** begin MATERIAL SUPPLIED **

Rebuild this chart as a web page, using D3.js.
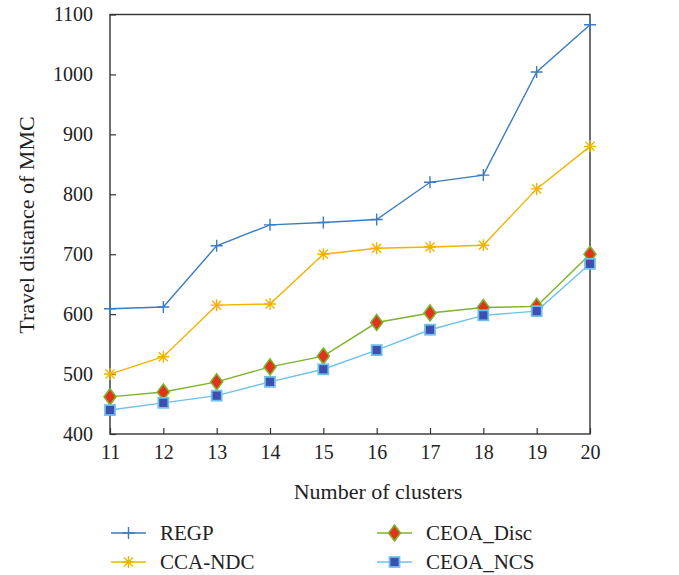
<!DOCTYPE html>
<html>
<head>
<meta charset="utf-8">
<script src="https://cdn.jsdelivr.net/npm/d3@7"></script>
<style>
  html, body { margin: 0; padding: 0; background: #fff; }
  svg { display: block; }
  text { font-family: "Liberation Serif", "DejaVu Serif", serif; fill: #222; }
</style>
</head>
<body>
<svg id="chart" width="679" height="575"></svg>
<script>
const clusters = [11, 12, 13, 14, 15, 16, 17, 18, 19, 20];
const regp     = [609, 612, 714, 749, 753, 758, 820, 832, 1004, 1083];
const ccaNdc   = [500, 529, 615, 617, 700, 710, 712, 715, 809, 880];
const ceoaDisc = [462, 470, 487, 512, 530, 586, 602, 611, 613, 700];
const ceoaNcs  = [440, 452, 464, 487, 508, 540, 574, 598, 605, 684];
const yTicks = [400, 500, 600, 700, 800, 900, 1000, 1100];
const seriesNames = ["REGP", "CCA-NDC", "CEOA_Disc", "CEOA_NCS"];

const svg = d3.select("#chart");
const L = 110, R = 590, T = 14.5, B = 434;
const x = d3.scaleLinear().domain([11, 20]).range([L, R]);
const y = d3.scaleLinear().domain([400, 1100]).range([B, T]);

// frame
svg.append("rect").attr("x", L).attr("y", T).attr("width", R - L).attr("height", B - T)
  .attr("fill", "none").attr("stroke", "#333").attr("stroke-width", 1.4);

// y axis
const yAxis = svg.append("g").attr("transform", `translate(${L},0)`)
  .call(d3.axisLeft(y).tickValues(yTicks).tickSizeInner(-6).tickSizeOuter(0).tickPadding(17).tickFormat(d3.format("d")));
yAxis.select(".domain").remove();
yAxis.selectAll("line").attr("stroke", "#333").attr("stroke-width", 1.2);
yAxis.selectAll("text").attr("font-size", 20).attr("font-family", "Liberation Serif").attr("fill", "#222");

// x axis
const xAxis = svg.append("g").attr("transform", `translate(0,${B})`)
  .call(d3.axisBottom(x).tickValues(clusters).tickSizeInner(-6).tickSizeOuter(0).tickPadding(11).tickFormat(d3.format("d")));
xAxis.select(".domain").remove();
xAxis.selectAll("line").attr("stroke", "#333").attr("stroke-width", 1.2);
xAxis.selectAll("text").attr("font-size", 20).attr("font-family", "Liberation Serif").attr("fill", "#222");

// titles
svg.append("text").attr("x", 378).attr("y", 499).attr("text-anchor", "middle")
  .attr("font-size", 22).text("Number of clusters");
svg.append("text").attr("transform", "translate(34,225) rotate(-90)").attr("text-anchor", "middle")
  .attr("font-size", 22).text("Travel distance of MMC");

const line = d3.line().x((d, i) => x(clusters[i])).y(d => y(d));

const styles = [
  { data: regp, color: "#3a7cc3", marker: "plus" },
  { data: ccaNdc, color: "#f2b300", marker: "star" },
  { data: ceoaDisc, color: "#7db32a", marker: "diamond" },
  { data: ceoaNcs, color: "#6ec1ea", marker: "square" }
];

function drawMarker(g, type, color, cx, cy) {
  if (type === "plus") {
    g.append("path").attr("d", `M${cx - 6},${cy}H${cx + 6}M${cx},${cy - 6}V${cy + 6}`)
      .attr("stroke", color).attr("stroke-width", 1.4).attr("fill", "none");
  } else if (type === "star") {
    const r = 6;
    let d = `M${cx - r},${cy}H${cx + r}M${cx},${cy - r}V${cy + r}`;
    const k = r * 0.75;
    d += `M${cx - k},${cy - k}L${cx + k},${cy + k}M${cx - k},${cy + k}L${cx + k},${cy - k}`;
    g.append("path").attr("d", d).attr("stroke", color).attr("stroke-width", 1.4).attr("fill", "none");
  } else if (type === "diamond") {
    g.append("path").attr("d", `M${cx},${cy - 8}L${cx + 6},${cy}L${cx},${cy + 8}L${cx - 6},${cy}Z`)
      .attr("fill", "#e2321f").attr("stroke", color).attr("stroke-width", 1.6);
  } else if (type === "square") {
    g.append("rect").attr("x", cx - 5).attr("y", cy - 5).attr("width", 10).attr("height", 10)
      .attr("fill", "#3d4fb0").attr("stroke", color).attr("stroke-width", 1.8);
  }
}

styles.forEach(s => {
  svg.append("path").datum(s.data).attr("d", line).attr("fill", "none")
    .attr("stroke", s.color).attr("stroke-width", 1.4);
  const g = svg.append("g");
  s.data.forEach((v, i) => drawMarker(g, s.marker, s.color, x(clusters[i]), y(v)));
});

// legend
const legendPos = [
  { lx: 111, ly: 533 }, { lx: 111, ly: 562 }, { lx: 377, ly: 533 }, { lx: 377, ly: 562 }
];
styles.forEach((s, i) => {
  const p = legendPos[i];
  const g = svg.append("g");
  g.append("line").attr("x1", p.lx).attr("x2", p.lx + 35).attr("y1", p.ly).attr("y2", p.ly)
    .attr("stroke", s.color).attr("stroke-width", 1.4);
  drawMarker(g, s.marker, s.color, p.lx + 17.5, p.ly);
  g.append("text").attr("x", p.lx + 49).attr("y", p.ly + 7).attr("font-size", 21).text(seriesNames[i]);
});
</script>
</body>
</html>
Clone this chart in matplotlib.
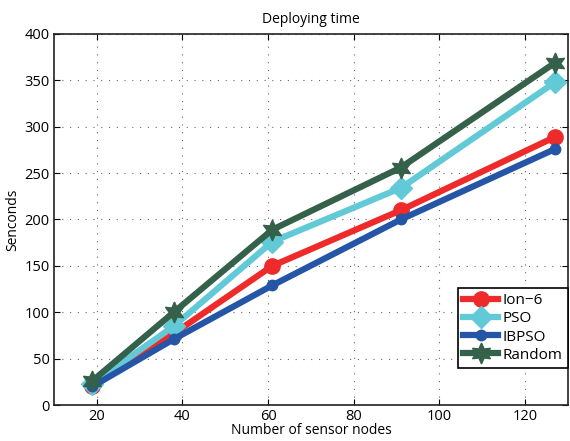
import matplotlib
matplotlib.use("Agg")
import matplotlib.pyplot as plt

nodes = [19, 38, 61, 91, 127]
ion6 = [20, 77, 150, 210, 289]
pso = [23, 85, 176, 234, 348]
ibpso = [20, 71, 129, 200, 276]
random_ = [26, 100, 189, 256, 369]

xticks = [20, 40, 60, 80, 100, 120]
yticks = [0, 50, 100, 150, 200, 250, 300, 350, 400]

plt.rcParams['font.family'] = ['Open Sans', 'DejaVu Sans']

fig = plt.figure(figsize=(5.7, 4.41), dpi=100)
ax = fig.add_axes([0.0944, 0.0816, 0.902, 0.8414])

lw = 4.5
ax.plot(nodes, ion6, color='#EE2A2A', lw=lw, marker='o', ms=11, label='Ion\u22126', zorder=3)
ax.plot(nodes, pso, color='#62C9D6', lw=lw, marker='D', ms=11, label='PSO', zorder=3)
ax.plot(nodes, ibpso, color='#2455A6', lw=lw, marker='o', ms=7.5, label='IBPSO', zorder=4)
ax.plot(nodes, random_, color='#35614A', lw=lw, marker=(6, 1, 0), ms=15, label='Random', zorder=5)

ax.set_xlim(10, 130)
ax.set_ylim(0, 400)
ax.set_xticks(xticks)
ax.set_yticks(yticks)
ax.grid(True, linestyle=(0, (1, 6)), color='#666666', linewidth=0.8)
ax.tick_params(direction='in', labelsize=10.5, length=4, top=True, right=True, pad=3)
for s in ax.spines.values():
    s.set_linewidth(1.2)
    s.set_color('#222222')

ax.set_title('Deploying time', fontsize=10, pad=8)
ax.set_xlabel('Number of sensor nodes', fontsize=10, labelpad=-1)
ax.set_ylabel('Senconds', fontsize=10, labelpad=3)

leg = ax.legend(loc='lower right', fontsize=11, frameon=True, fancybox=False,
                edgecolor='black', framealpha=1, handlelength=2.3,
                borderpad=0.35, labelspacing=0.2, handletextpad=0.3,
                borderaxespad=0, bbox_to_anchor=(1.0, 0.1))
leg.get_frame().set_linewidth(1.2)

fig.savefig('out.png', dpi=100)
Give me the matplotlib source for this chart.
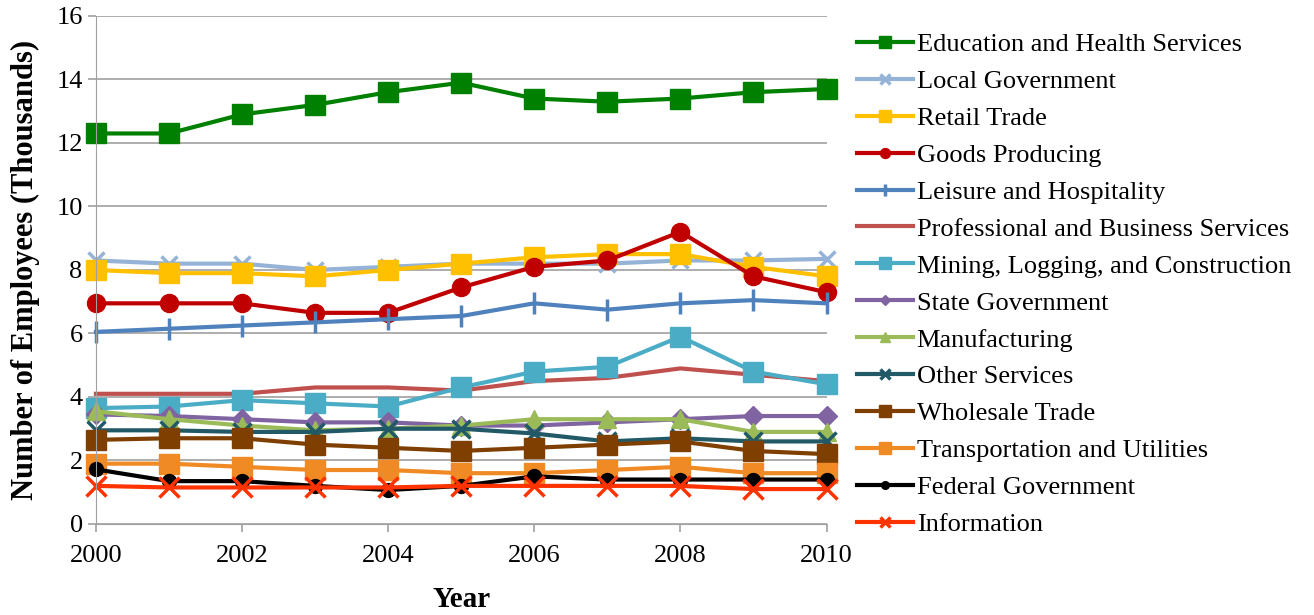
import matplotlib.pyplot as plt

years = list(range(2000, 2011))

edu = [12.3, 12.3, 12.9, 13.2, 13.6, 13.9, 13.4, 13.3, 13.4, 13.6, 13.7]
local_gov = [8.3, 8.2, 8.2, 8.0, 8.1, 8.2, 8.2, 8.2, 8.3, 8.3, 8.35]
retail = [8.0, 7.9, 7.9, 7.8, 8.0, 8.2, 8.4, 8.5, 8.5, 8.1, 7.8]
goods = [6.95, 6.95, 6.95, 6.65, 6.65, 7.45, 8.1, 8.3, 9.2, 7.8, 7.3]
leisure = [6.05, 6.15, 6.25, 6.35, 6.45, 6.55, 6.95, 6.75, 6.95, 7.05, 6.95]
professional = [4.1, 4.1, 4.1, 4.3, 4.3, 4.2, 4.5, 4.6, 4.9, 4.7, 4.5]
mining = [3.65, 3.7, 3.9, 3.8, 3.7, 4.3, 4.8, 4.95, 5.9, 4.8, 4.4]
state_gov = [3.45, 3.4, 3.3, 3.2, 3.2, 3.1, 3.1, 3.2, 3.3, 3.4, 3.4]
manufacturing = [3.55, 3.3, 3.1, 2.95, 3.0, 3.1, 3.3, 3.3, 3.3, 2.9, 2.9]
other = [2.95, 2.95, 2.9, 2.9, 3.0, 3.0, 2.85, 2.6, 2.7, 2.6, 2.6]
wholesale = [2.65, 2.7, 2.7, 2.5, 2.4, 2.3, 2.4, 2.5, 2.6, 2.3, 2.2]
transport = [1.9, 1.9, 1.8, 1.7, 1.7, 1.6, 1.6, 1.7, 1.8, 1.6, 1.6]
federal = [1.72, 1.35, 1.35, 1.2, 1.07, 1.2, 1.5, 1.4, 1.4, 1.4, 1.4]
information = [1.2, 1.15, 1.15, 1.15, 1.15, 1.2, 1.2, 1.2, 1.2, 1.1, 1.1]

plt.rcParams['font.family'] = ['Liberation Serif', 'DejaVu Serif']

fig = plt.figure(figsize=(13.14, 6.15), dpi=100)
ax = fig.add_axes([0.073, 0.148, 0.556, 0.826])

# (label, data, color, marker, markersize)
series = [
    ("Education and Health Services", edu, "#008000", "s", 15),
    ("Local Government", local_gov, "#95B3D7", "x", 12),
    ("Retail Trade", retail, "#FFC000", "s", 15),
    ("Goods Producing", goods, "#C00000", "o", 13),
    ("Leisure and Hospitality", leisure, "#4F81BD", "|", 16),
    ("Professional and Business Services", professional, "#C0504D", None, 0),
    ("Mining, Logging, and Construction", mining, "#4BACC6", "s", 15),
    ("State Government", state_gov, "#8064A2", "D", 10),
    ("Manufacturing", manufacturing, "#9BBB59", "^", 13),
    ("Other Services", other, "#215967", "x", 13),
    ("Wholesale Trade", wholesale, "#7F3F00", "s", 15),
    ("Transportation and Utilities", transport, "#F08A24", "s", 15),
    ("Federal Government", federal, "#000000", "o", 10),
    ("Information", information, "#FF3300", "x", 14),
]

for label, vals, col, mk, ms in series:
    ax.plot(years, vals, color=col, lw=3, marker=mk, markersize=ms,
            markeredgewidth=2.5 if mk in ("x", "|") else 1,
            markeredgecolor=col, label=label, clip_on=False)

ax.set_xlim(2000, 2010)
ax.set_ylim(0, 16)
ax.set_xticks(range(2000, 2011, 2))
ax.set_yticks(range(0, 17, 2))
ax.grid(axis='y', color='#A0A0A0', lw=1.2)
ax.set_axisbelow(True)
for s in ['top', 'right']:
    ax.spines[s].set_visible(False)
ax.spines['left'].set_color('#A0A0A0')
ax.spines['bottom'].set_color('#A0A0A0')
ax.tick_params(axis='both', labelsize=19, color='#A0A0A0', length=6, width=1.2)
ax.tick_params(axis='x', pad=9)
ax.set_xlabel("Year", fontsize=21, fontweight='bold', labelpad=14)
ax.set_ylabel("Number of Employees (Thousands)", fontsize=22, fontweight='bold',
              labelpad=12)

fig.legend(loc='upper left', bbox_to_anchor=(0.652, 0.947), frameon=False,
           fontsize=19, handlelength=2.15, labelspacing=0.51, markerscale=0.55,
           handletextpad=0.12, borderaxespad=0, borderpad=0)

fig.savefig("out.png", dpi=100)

** end MATERIAL SUPPLIED **

● PROBLEM DETAILS
Print the entries as they stand, first line through the line holding "const y = d3.scaleLinear().domain([400, 1100]).range([B, T]);", with every picture removed.

● SOLUTION TO THIS TASK
Rebuild this chart as a web page, using D3.js.
<!DOCTYPE html>
<html>
<head>
<meta charset="utf-8">
<script src="https://cdn.jsdelivr.net/npm/d3@7"></script>
<style>
  html, body { margin: 0; padding: 0; background: #fff; }
  svg { display: block; }
  text { font-family: "Liberation Serif", "DejaVu Serif", serif; fill: #222; }
</style>
</head>
<body>
<svg id="chart" width="679" height="575"></svg>
<script>
const clusters = [11, 12, 13, 14, 15, 16, 17, 18, 19, 20];
const regp     = [609, 612, 714, 749, 753, 758, 820, 832, 1004, 1083];
const ccaNdc   = [500, 529, 615, 617, 700, 710, 712, 715, 809, 880];
const ceoaDisc = [462, 470, 487, 512, 530, 586, 602, 611, 613, 700];
const ceoaNcs  = [440, 452, 464, 487, 508, 540, 574, 598, 605, 684];
const yTicks = [400, 500, 600, 700, 800, 900, 1000, 1100];
const seriesNames = ["REGP", "CCA-NDC", "CEOA_Disc", "CEOA_NCS"];

const svg = d3.select("#chart");
const L = 110, R = 590, T = 14.5, B = 434;
const x = d3.scaleLinear().domain([11, 20]).range([L, R]);
const y = d3.scaleLinear().domain([400, 1100]).range([B, T]);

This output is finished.